**INSTRUCTIONS TO FOLLOW**. Transcribe all of the material exactly. Any picture in it should be left out.

**SUPPLIED DATA**.
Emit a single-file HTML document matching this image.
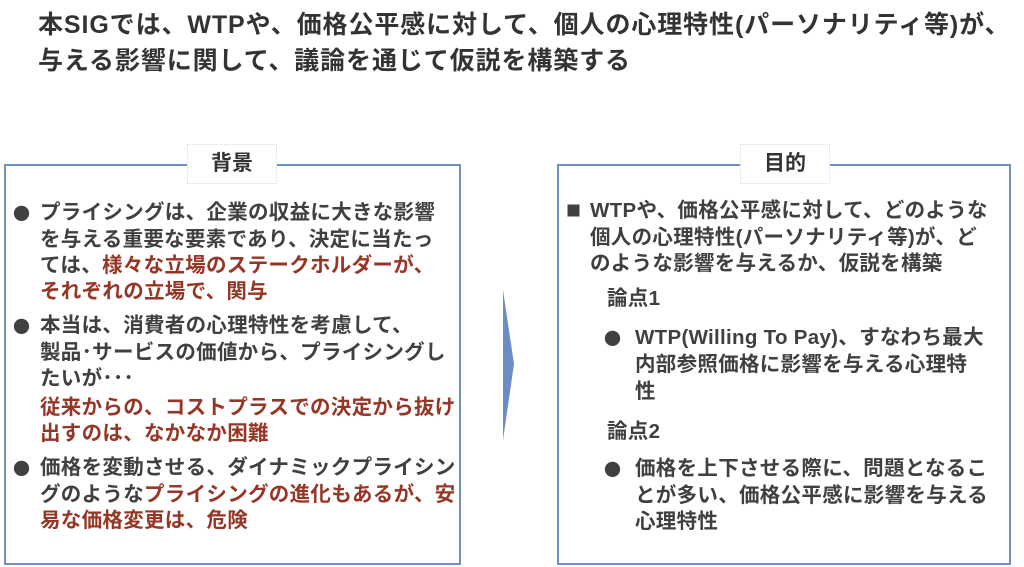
<!DOCTYPE html>
<html style="height:567px;overflow:hidden"><head><meta charset="utf-8"><style>
body{margin:0;width:1024px;height:567px;background:#fff;position:relative;overflow:hidden;font-family:"Liberation Sans","Noto Sans CJK JP",sans-serif;color:#404040;font-weight:bold}
.l{position:absolute;font-size:20.5px;line-height:26px;white-space:nowrap;letter-spacing:0.3px}
.b{position:absolute;font-family:"Noto Sans CJK JP",sans-serif;font-size:17px;line-height:26px}
.r{color:#963626}
.box{position:absolute;border:2px solid #7090c8;}
.lab{position:absolute;background:#fff;font-size:21px;line-height:38px;text-align:center;border:1px dotted #ddd;color:#333}
</style></head><body>
<div class="l" style="left:38px;top:6px;font-size:25px;line-height:38px;color:#333;letter-spacing:0.9px">本SIGでは、WTPや、価格公平感に対して、個人の心理特性(パーソナリティ等)が、</div>
<div class="l" style="left:38px;top:42px;font-size:25px;line-height:38px;color:#333;letter-spacing:0.9px">与える影響に関して、議論を通じて仮説を構築する</div>

<div class="box" style="left:4px;top:164px;width:453px;height:397px"></div>
<div class="lab" style="left:187px;top:144px;width:88px">背景</div>
<div class="box" style="left:557px;top:164px;width:450px;height:397px"></div>
<div class="lab" style="left:740px;top:144px;width:88px">目的</div>

<svg style="position:absolute;left:500px;top:288px" width="20" height="155"><polygon points="3,2 14,76 3,152" fill="#6c8cc6"/></svg>

<div class="b" style="left:13px;top:200px">●</div>
<div class="l" style="left:40px;top:200px">プライシングは、企業の収益に大きな影響</div>
<div class="l" style="left:40px;top:227px">を与える重要な要素であり、決定に当たっ</div>
<div class="l" style="left:40px;top:253px">ては、<span class="r">様々な立場のステークホルダーが、</span></div>
<div class="l r" style="left:40px;top:279px">それぞれの立場で、関与</div>
<div class="b" style="left:13px;top:313px">●</div>
<div class="l" style="left:40px;top:313px">本当は、消費者の心理特性を考慮して、</div>
<div class="l" style="left:40px;top:340px">製品･サービスの価値から、プライシングし</div>
<div class="l" style="left:40px;top:366px">たいが･･･</div>
<div class="l r" style="left:40px;top:395px">従来からの、コストプラスでの決定から抜け</div>
<div class="l r" style="left:40px;top:421px">出すのは、なかなか困難</div>
<div class="b" style="left:13px;top:455px">●</div>
<div class="l" style="left:40px;top:455px">価格を変動させる、ダイナミックプライシン</div>
<div class="l" style="left:40px;top:482px">グのような<span class="r">プライシングの進化もあるが、安</span></div>
<div class="l r" style="left:40px;top:508px">易な価格変更は、危険</div>

<div class="b" style="left:566px;top:198px;font-size:15px">■</div>
<div class="l" style="left:590px;top:198px">WTPや、価格公平感に対して、どのような</div>
<div class="l" style="left:590px;top:225px">個人の心理特性(パーソナリティ等)が、ど</div>
<div class="l" style="left:590px;top:251px">のような影響を与えるか、仮説を構築</div>
<div class="l" style="left:607px;top:286px">論点1</div>
<div class="b" style="left:604px;top:325px">●</div>
<div class="l" style="left:635px;top:325px">WTP(Willing To Pay)、すなわち最大</div>
<div class="l" style="left:635px;top:352px">内部参照価格に影響を与える心理特</div>
<div class="l" style="left:635px;top:379px">性</div>
<div class="l" style="left:607px;top:419px">論点2</div>
<div class="b" style="left:604px;top:456px">●</div>
<div class="l" style="left:635px;top:456px">価格を上下させる際に、問題となるこ</div>
<div class="l" style="left:635px;top:483px">とが多い、価格公平感に影響を与える</div>
<div class="l" style="left:635px;top:509px">心理特性</div>
</body></html>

**OUTPUT**.
Emit a single-file HTML document matching this image.
<!DOCTYPE html>
<html style="height:567px;overflow:hidden"><head><meta charset="utf-8"><style>
body{margin:0;width:1024px;height:567px;background:#fff;position:relative;overflow:hidden;font-family:"Liberation Sans","Noto Sans CJK JP",sans-serif;color:#404040;font-weight:bold}
.l{position:absolute;font-size:20.5px;line-height:26px;white-space:nowrap;letter-spacing:0.3px}
.b{position:absolute;font-family:"Noto Sans CJK JP",sans-serif;font-size:17px;line-height:26px}
.r{color:#963626}
.box{position:absolute;border:2px solid #7090c8;}
.lab{position:absolute;background:#fff;font-size:21px;line-height:38px;text-align:center;border:1px dotted #ddd;color:#333}
</style></head><body>
<div class="l" style="left:38px;top:6px;font-size:25px;line-height:38px;color:#333;letter-spacing:0.9px">本SIGでは、WTPや、価格公平感に対して、個人の心理特性(パーソナリティ等)が、</div>
<div class="l" style="left:38px;top:42px;font-size:25px;line-height:38px;color:#333;letter-spacing:0.9px">与える影響に関して、議論を通じて仮説を構築する</div>

<div class="box" style="left:4px;top:164px;width:453px;height:397px"></div>
<div class="lab" style="left:187px;top:144px;width:88px">背景</div>
<div class="box" style="left:557px;top:164px;width:450px;height:397px"></div>
<div class="lab" style="left:740px;top:144px;width:88px">目的</div>

<svg style="position:absolute;left:500px;top:288px" width="20" height="155"><polygon points="3,2 14,76 3,152" fill="#6c8cc6"/></svg>

<div class="b" style="left:13px;top:200px">●</div>
<div class="l" style="left:40px;top:200px">プライシングは、企業の収益に大きな影響</div>
<div class="l" style="left:40px;top:227px">を与える重要な要素であり、決定に当たっ</div>
<div class="l" style="left:40px;top:253px">ては、<span class="r">様々な立場のステークホルダーが、</span></div>
<div class="l r" style="left:40px;top:279px">それぞれの立場で、関与</div>
<div class="b" style="left:13px;top:313px">●</div>
<div class="l" style="left:40px;top:313px">本当は、消費者の心理特性を考慮して、</div>
<div class="l" style="left:40px;top:340px">製品･サービスの価値から、プライシングし</div>
<div class="l" style="left:40px;top:366px">たいが･･･</div>
<div class="l r" style="left:40px;top:395px">従来からの、コストプラスでの決定から抜け</div>
<div class="l r" style="left:40px;top:421px">出すのは、なかなか困難</div>
<div class="b" style="left:13px;top:455px">●</div>
<div class="l" style="left:40px;top:455px">価格を変動させる、ダイナミックプライシン</div>
<div class="l" style="left:40px;top:482px">グのような<span class="r">プライシングの進化もあるが、安</span></div>
<div class="l r" style="left:40px;top:508px">易な価格変更は、危険</div>

<div class="b" style="left:566px;top:198px;font-size:15px">■</div>
<div class="l" style="left:590px;top:198px">WTPや、価格公平感に対して、どのような</div>
<div class="l" style="left:590px;top:225px">個人の心理特性(パーソナリティ等)が、ど</div>
<div class="l" style="left:590px;top:251px">のような影響を与えるか、仮説を構築</div>
<div class="l" style="left:607px;top:286px">論点1</div>
<div class="b" style="left:604px;top:325px">●</div>
<div class="l" style="left:635px;top:325px">WTP(Willing To Pay)、すなわち最大</div>
<div class="l" style="left:635px;top:352px">内部参照価格に影響を与える心理特</div>
<div class="l" style="left:635px;top:379px">性</div>
<div class="l" style="left:607px;top:419px">論点2</div>
<div class="b" style="left:604px;top:456px">●</div>
<div class="l" style="left:635px;top:456px">価格を上下させる際に、問題となるこ</div>
<div class="l" style="left:635px;top:483px">とが多い、価格公平感に影響を与える</div>
<div class="l" style="left:635px;top:509px">心理特性</div>
</body></html>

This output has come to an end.